Burayı dolaştıktan sonra Nasreddin Hoca’nın ,Yunus Emre’nin doğum yeri olarak bilinen Sivrihisar’a doğru hareket ediyoruz. Sivrihisar yüksek ve sivri kayalara sırtını dayamış. Ünlü kral Midas’ın memleketi. Osmanlı’dan evvel bir Ermeni ve Rum şehriymiş. Öğle yemeği için seçtiğimiz pidecide damak tadımıza uygun sulu ev yemeklerini ve nefis künefeleri büyük iştahla midemize indiriyoruz. Yemek sırasında Ulu Cami’nin görülmeye değer olduğunu öğreniyoruz. Dikdörtgen planlı caminin mihrap duvarına dik 67 ahşap direk görülmeye değer. İbadet yerinin üstü düz bir çatıyla örtülü. Kuzey yönündeki giriş kapısının üzerindeki kitabeden caminin 1275 yılında yapıldığını öğreniyoruz. Oradan bir kiliseye gidiyoruz. Önceleri gübre deposu olarak kullanılan Ermeni Kilisesi Surp Yerortutyun’da restorasyon çalışmaları var. Yine de içeriye bir göz atmamıza izin veriliyor. Caminin hemen karşısındaki kunduracının yaptığı ahşap kağnı arabası çok hoşumuza gidince, oğlumuza gezinin bir anısı olarak alıyoruz. Tabeladaki “KUNDURACI” sözü geçmişlerde kalan bir seda sanki. Artık bu türlü sanatlar yok olmakta.

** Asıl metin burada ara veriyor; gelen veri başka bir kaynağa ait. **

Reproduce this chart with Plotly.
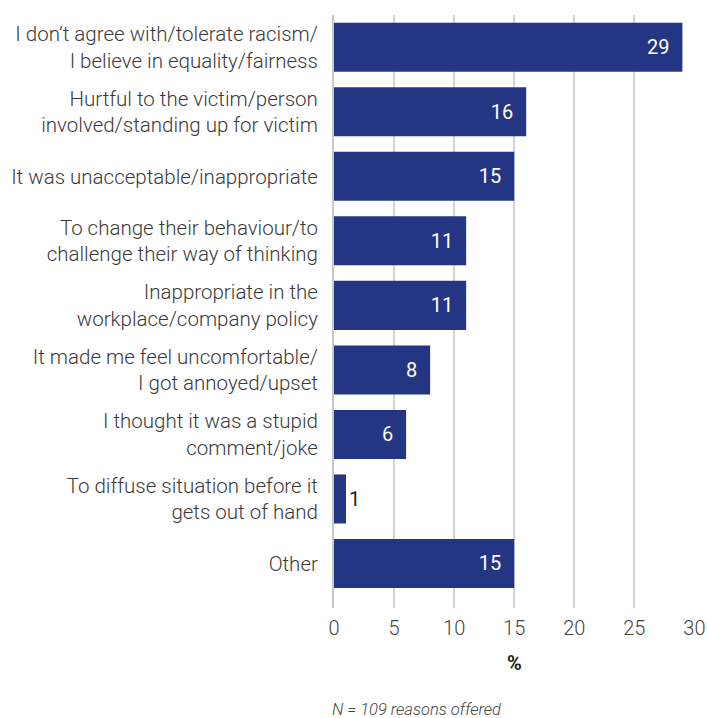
import plotly.graph_objects as go

categories = [
    "I don’t agree with/tolerate racism/<br>I believe in equality/fairness",
    "Hurtful to the victim/person<br>involved/standing up for victim",
    "It was unacceptable/inappropriate",
    "To change their behaviour/to<br>challenge their way of thinking",
    "Inappropriate in the<br>workplace/company policy",
    "It made me feel uncomfortable/<br>I got annoyed/upset",
    "I thought it was a stupid<br>comment/joke",
    "To diffuse situation before it<br>gets out of hand",
    "Other",
]
values = [29, 16, 15, 11, 11, 8, 6, 1, 15]
tick_vals = [0, 5, 10, 15, 20, 25, 30]

bar_color = "#243584"
font_family = "Roboto"

positions = ["outside" if v < 3 else "inside" for v in values]
text_colors = ["#222222" if v < 3 else "white" for v in values]
labels = [str(v) if v < 3 else str(v) + "\u00a0\u00a0" for v in values]

fig = go.Figure(
    go.Bar(
        x=values,
        y=list(range(len(categories))),
        orientation="h",
        marker=dict(color=bar_color, line=dict(width=0)),
        width=0.76,
        text=labels,
        textposition=positions,
        insidetextanchor="end",
        textfont=dict(family=font_family, size=20, color=text_colors, weight=400),
        cliponaxis=False,
        hoverinfo="skip",
    )
)

fig.update_layout(
    width=707,
    height=718,
    margin=dict(l=334, r=12, t=15, b=110, autoexpand=False),
    plot_bgcolor="white",
    paper_bgcolor="white",
    showlegend=False,
    font=dict(family=font_family, size=20, color="#3a3a3a"),
    uniformtext=dict(mode=False),
)

fig.update_xaxes(
    range=[0, 30.05],
    tickvals=tick_vals,
    showgrid=True,
    gridcolor="#d3d3d3",
    gridwidth=2,
    zeroline=False,
    showline=False,
    ticks="",
    automargin=False,
    ticklabelstandoff=6,
    tickfont=dict(family=font_family, size=20, color="#444444", weight=300),
    title=dict(text="<b>%</b>", font=dict(family=font_family, size=20, color="#222222"), standoff=16),
)

fig.update_yaxes(
    tickvals=list(range(len(categories))),
    ticktext=categories,
    range=[8.69, -0.5],
    showgrid=False,
    zeroline=False,
    showline=True,
    linecolor="#c8c8c8",
    linewidth=2,
    ticks="",
    automargin=False,
    ticklabelstandoff=10,
    tickfont=dict(family=font_family, size=20.5, color="#3a3a3a", weight=300),
)

fig.add_annotation(
    text="<i>N = 109 reasons offered</i>",
    xref="paper", yref="paper",
    x=-0.012, y=-0.151,
    xanchor="left", yanchor="top",
    showarrow=False,
    font=dict(family=font_family, size=16.5, color="#444444", weight=300),
)

fig.write_html(
    "out.html",
    config={"displayModeBar": False},
    post_script="document.body.style.margin='0';document.body.style.overflow='hidden';",
)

O sırada yanımıza gelen biri bize eski tarihi evleri gezdirebileceğini hatta kendisinin de bu evlerden birinde oturduğunu söylüyor. Hakikaten evler çok güzel. Ahşap malzemenin kullanıldığı, dış cephenin desenleriyle eski Anadolu. Evlerin içi harap. Fakat bir hayli antika var. Hatta zarif bir soba dikkatimi çekiyor. Alacak olsak adamcağız hemen satmak istiyor. Gelirini buradan sağlıyormuş. Evler alıcıları bekliyor.
Sivrihisar çıkışında Nasreddin Hoca’nın heykelini epey arıyoruz. Ana yolda kocaman bir anıt.